Re: The UK's least respected accents?

Posted: November 5th, 2022, 2:25 pm
by scotia
Dod101 wrote: And that corner of Scotland, the Aberdeen waterfront in particular must be about the coldest part of Scotland.

Dod
Try out Wick harbour in January with a Nor-Easter blowing a gale.
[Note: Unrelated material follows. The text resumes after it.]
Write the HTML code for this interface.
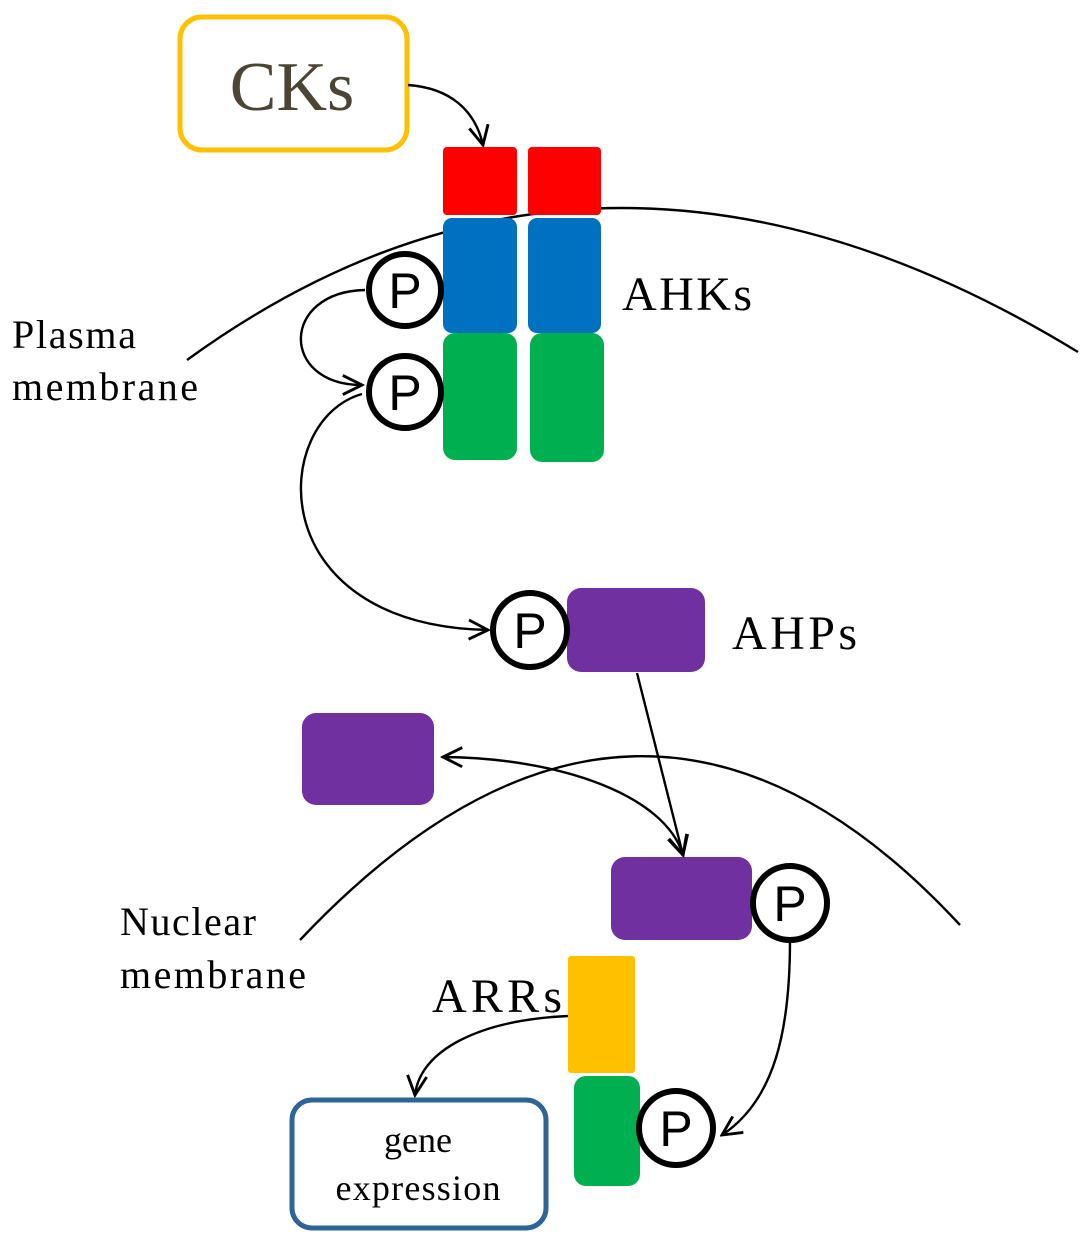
<!DOCTYPE html>
<html><head><meta charset="utf-8"><style>html,body{margin:0;padding:0;background:#fff}svg{display:block}</style></head>
<body>
<svg width="1092" height="1252" viewBox="0 0 1092 1252" xmlns="http://www.w3.org/2000/svg">
<defs>
<marker id="a" viewBox="0 0 20 20" refX="18" refY="10" markerWidth="24" markerHeight="24" markerUnits="userSpaceOnUse" orient="auto-start-reverse">
<path d="M2,2 L18,10 L2,18" fill="none" stroke="#000" stroke-width="2.4"/>
</marker>
</defs>
<g fill="none" stroke="#000" stroke-width="2.4">
<path d="M187,360 Q600,60 1078,352"/>
<path d="M300,940 Q640,580 960,925"/>
</g>
<rect x="180" y="17" width="227" height="133" rx="22" fill="#fff" stroke="#FFC000" stroke-width="5"/>
<text x="292" y="110" font-family="Liberation Serif,serif" font-size="70" fill="#4a4535" text-anchor="middle">CKs</text>
<g fill="none" stroke="#000" stroke-width="2.4">
<path d="M408,85 C450,88 475,110 483,145" marker-end="url(#a)"/>
</g>
<rect x="443" y="147" width="74" height="68" rx="4" fill="#FF0000"/>
<rect x="528" y="147" width="73" height="68" rx="4" fill="#FF0000"/>
<rect x="443" y="218" width="74" height="115" rx="9" fill="#0070C0"/>
<rect x="528" y="218" width="73" height="115" rx="9" fill="#0070C0"/>
<rect x="443" y="333" width="74" height="127" rx="12" fill="#00B050"/>
<rect x="530" y="333" width="74" height="129" rx="12" fill="#00B050"/>
<rect x="567" y="588" width="138" height="84" rx="14" fill="#7030A0"/>
<rect x="302" y="713" width="132" height="92" rx="14" fill="#7030A0"/>
<rect x="611" y="857" width="141" height="83" rx="14" fill="#7030A0"/>
<rect x="568" y="956" width="67" height="117" rx="3" fill="#FFC000"/>
<rect x="574" y="1076" width="66" height="110" rx="12" fill="#00B050"/>
<rect x="292" y="1100" width="254" height="128" rx="20" fill="#fff" stroke="#2E6496" stroke-width="5"/>
<g fill="none" stroke="#000" stroke-width="2.4">
<path d="M365,290 C280,292 280,385 362,385" marker-end="url(#a)"/>
<path d="M362,394 C270,420 260,625 488,630" marker-end="url(#a)"/>
<path d="M637,673 L683,855" marker-end="url(#a)"/>
<path d="M443,757 C560,758 665,795 683,855" marker-start="url(#a)" marker-end="url(#a)"/>
<path d="M790,940 C790,1030 775,1100 722,1135" marker-end="url(#a)"/>
<path d="M568,1016 C480,1020 420,1050 415,1095" marker-end="url(#a)"/>
</g>
<g fill="#fff" stroke="#000" stroke-width="6">
<circle cx="405" cy="290" r="36"/>
<circle cx="405" cy="392" r="36"/>
<circle cx="530" cy="630" r="37"/>
<circle cx="790" cy="903" r="37"/>
<circle cx="676" cy="1128" r="37"/>
</g>
<g font-family="Liberation Sans,sans-serif" font-size="50" text-anchor="middle" fill="#000">
<text x="405" y="308">P</text>
<text x="405" y="410">P</text>
<text x="530" y="648">P</text>
<text x="790" y="921">P</text>
<text x="676" y="1146">P</text>
</g>
<g font-family="Liberation Serif,serif" fill="#000">
<text x="622" y="310" font-size="48" textLength="130">AHKs</text>
<text x="732" y="649" font-size="48" textLength="125">AHPs</text>
<text x="432" y="1012" font-size="48" textLength="130">ARRs</text>
<text x="12" y="348" font-size="40" textLength="124">Plasma</text>
<text x="12" y="400" font-size="40" textLength="186">membrane</text>
<text x="120" y="935" font-size="40" textLength="136">Nuclear</text>
<text x="120" y="988" font-size="40" textLength="186">membrane</text>
<text x="418" y="1152" font-size="36" text-anchor="middle">gene</text>
<text x="418" y="1200" font-size="36" text-anchor="middle" textLength="165">expression</text>
</g>
</svg>
</body></html>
Re: The UK's least respected accents?

Posted: November 5th, 2022, 2:28 pm
by Dod101
scotia wrote:
Dod101 wrote: And that corner of Scotland, the Aberdeen waterfront in particular must be about the coldest part of Scotland.

Dod
Try out Wick harbour in January with a Nor-Easter blowing a gale.
I could believe that, but I try to avoid that part of the world in the winter

Dod

Re: The UK's least respected accents?

Posted: November 5th, 2022, 3:41 pm
by stewamax
Rhyd6 wrote:BlueDonkey, Just to clarify Huw Edwards is South Wales born and bred, I think his accent is very soft unlike Gwynedd accent which is very harsh and nasal.
Yes. And it is in spoken Welsh as well as English.
The more extreme North Wales coast accent is reminiscent of Liverpudlian and Birkenhead'ish - Liverpool is not that far away and in times past the Dee estuary could be crossed on foot by hardy individuals grazing cattle there - at some personal risk (vide Kingsley's "O Mary, go and call the cattle home,...across the sands of Dee")
The South Wales accent has, for me, the softer Hereford / almost Somerset lilt.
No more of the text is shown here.